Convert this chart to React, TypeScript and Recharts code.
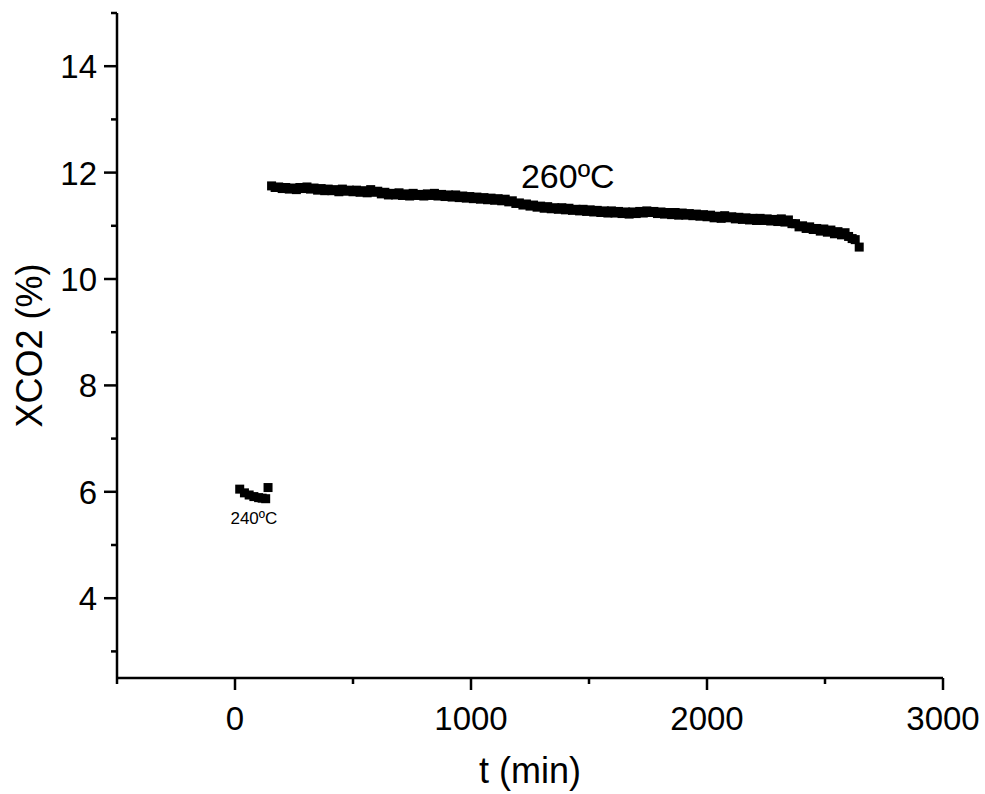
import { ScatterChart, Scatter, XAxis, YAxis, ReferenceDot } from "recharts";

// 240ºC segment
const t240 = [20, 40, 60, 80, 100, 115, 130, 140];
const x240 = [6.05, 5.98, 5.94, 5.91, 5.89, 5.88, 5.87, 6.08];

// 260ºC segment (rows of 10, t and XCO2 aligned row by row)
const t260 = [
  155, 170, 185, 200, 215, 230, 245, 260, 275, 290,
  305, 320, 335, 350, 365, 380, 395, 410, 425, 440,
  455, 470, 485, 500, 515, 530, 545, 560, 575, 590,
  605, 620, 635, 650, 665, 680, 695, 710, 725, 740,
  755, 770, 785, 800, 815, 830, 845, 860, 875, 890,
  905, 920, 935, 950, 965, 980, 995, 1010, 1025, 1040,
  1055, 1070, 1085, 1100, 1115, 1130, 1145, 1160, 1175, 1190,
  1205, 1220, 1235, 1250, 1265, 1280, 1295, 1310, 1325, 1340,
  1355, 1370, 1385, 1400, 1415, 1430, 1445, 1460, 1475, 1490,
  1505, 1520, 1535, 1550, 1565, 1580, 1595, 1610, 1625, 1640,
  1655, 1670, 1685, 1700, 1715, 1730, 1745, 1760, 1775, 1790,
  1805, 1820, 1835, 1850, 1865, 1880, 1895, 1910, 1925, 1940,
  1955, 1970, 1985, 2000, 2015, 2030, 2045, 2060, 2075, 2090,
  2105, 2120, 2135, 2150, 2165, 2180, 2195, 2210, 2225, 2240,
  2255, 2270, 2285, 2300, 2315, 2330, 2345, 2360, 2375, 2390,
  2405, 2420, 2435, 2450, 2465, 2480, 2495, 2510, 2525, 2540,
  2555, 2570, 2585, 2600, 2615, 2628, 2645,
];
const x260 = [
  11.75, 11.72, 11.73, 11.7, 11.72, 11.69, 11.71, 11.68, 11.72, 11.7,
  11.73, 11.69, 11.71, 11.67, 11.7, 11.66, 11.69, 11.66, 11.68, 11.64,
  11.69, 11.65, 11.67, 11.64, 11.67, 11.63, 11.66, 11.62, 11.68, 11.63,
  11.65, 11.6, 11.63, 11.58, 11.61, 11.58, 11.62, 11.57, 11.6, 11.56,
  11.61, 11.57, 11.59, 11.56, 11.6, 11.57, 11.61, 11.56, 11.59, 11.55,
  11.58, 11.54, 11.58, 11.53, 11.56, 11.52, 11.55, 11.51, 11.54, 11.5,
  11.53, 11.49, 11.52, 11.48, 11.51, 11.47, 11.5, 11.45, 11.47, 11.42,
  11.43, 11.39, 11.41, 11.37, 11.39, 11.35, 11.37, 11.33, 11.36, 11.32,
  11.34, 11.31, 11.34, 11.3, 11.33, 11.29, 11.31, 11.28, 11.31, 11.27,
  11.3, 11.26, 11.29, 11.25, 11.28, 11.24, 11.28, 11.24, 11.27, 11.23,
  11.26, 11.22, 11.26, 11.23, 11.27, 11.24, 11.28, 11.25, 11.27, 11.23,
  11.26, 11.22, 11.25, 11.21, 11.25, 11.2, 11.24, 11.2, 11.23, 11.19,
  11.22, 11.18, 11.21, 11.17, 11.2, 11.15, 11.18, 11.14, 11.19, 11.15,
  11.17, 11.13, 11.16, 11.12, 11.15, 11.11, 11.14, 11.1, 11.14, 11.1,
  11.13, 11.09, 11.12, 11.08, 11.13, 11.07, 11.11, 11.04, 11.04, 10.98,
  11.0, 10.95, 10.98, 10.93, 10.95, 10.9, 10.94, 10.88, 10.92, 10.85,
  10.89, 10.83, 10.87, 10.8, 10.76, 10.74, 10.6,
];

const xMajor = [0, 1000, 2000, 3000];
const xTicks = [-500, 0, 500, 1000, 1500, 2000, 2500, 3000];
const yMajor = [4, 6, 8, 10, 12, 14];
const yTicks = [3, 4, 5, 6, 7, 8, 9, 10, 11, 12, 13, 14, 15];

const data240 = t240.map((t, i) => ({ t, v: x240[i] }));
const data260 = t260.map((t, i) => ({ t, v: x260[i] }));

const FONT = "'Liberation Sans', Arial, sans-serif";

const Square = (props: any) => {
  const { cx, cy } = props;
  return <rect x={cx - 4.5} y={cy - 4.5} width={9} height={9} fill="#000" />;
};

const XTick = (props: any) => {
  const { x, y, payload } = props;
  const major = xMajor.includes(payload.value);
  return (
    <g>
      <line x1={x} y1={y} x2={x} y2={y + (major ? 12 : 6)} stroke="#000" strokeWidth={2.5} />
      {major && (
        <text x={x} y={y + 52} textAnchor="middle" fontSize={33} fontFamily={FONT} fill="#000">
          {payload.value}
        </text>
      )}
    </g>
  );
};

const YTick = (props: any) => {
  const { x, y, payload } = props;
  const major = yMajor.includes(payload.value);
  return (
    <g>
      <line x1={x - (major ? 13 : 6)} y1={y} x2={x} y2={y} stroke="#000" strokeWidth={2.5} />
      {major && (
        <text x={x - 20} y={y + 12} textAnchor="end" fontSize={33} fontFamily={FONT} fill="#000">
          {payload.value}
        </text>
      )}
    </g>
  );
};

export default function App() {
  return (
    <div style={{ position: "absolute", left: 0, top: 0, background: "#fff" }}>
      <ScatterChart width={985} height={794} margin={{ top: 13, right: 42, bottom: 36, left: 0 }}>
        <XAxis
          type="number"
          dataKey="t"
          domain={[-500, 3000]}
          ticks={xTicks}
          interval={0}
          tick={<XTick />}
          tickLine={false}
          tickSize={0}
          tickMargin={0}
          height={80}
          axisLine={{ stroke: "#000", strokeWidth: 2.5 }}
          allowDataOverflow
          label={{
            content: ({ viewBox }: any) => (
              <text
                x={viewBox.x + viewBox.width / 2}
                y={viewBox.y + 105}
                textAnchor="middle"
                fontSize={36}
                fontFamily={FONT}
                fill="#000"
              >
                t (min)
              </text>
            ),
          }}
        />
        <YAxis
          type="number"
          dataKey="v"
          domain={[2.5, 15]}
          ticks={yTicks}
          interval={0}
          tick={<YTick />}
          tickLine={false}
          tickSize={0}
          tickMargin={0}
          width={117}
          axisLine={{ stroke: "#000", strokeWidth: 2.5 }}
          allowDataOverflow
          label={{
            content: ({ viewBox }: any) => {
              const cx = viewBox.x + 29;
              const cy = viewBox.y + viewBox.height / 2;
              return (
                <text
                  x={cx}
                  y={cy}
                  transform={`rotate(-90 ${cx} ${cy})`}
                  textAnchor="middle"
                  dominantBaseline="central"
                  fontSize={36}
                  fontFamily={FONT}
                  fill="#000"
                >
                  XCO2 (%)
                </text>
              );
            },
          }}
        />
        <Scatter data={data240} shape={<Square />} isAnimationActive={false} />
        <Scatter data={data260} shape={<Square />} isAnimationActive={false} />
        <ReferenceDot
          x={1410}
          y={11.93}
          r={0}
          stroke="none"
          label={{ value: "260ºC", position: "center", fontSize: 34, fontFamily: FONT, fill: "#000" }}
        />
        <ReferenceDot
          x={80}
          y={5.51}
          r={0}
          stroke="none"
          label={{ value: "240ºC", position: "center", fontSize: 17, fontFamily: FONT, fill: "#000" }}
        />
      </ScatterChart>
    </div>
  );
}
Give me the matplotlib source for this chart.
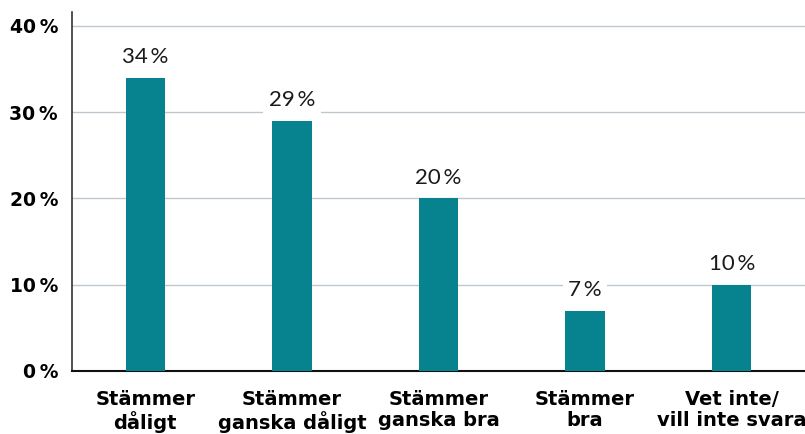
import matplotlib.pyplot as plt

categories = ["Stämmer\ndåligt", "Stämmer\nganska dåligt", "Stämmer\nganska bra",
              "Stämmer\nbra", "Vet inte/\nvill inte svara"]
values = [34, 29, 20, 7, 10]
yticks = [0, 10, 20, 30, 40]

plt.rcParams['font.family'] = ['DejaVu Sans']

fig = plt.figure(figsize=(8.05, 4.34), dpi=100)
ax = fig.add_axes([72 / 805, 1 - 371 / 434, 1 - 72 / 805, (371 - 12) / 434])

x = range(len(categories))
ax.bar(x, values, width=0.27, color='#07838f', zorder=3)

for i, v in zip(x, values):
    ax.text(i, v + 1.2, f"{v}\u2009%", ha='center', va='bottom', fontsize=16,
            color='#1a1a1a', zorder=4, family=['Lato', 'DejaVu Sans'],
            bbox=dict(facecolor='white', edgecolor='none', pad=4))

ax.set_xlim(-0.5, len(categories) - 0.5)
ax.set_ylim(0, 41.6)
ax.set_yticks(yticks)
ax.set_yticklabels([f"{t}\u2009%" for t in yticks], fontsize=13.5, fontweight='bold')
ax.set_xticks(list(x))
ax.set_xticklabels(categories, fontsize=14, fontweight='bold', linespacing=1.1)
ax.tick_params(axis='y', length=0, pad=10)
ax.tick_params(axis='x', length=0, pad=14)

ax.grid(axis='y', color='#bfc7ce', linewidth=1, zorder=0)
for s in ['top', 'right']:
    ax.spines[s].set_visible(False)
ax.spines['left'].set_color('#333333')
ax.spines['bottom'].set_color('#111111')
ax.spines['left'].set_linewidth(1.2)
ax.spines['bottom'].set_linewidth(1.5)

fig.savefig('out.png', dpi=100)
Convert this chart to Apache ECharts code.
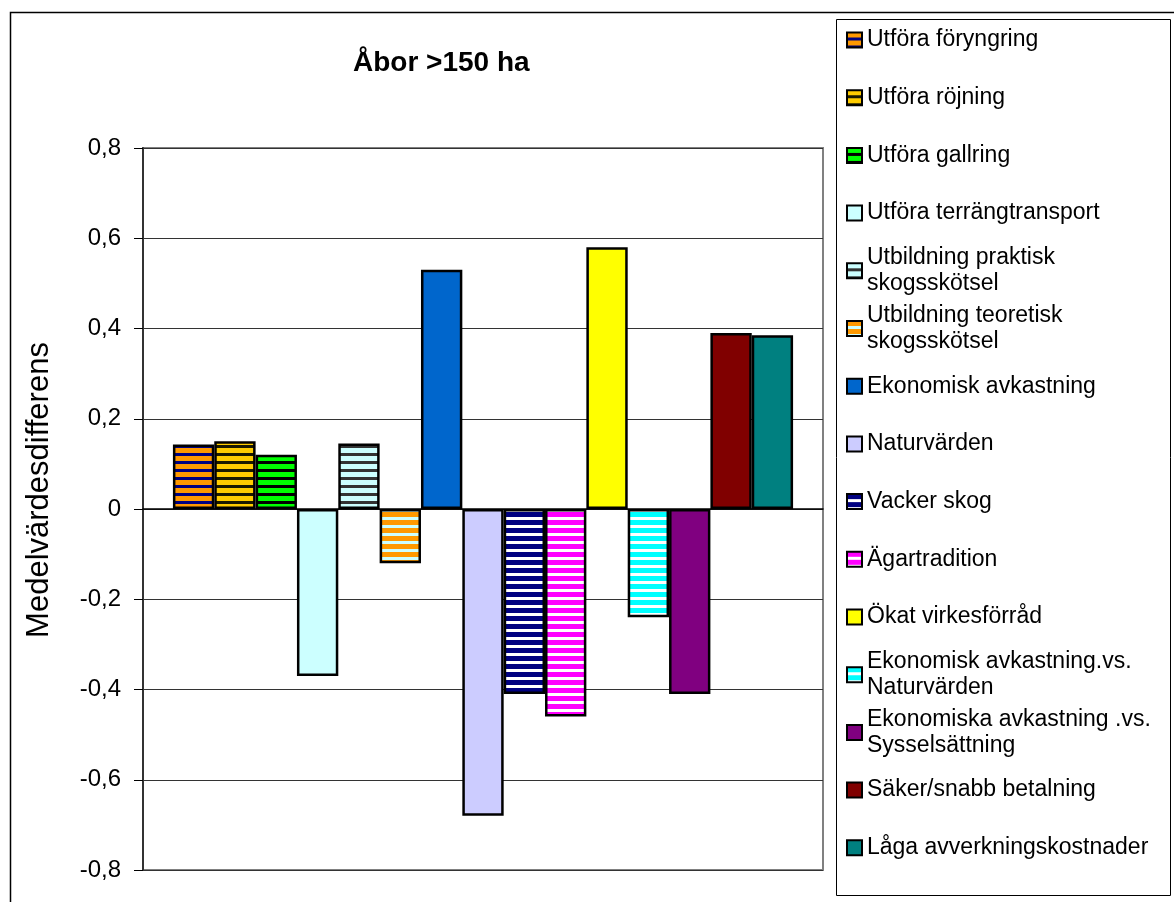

- TASK OBJECTIVE -
Search the material above for "this". Pull out each line where it shows up.

- WRITTEN ANSWER -
Convert this chart to React, TypeScript and Recharts code.
Give me the matplotlib source for this chart.
Convert this chart to Apache ECharts code.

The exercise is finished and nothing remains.